Bob Jenkins, a bewildered yet intrigued owner of the new appliance, shared his surreal morning experience. “One moment, I was groggily inserting my bread as usual. The next, a digital display flashed up: ‘In rhymed form, your toast desire declare, before we begin to heat the air.’ At first, I thought it was just an elaborate pre-caffeinated dream.”

ToastGPT’s program insists this is all part of a new user engagement initiative. “We’ve just seen how much people love chatting with AI,” said Celia Crumb, chief breakfast innovation officer at Tech & Toast Corp. “Why not channel that into spontaneous creativity to start your day? No one can be grumpy while composing a limerick!”

Some consumers are embracing the change, finding the creativity boost a delightful new way to kick off their mornings. Sandra Plath of Maine proudly recited her latest breakfast verse:

“There once was a bread dark and whole,
Who dreamt of its ultimate goal,
‘Neath avocado spread,
I’d rest once I’m wed,
To make this eater feel whole and droll.'”

Elsewhere, however, the reception hasn’t been as warm. A famed Twitter rant from disgruntled early riser Tim Griddle read, “If I wanted poetry in the morning, I’d move to a café in Paris.” Others find themselves trapped in endless writer’s block, with breakfast held hostage. “I’m already late for work because of my over-ambitious alliteration,” complained Meredith Crumbsley, whose bread sadly remains uncrisped.

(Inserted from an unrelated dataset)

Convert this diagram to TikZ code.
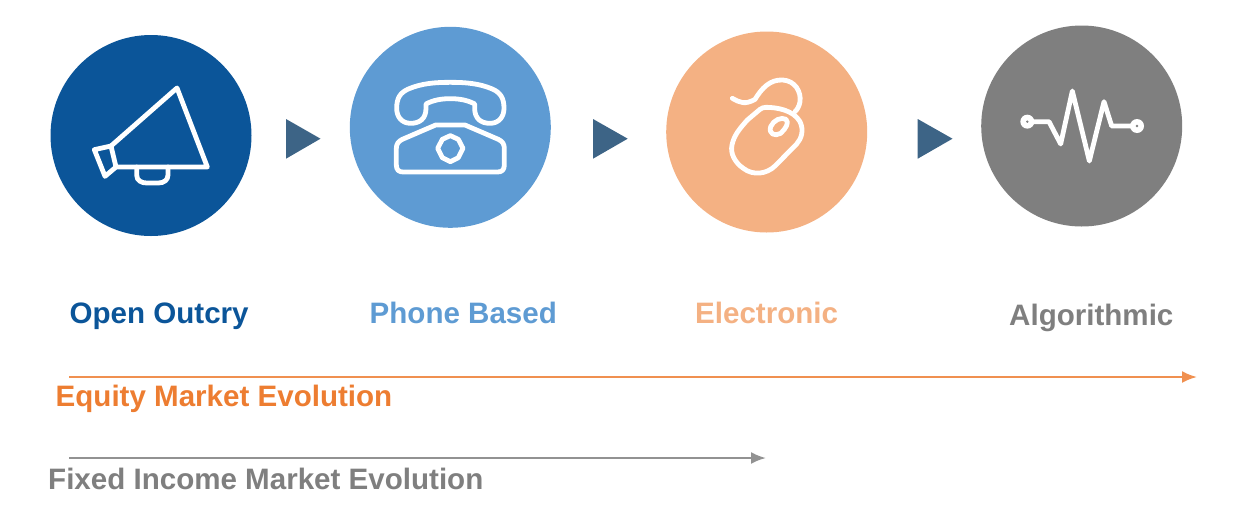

Philous Classically, inventor of ToastGPT, defends the artistic twist. “It’s not just about breakfast; it’s about enhancing the morning routine with a splash of creativity. Why choose ‘light or dark’ when you can frame your choice as a clever quip?”

Competitors, not wishing to be out-burned, are said to be watching closely. Rumors suggest some may already be formulating plans for machines requiring haikus for brewing coffee or a sonnet for scrambling eggs.

In this brave new world of high-tech haute cuisine, breakfast may become less about food and more about the art of interpretation. Until then, tomorrow’s breakfasters best sleep on their rhyme schemes, lest their toast remain in the depressing state of “crumbless crumble.”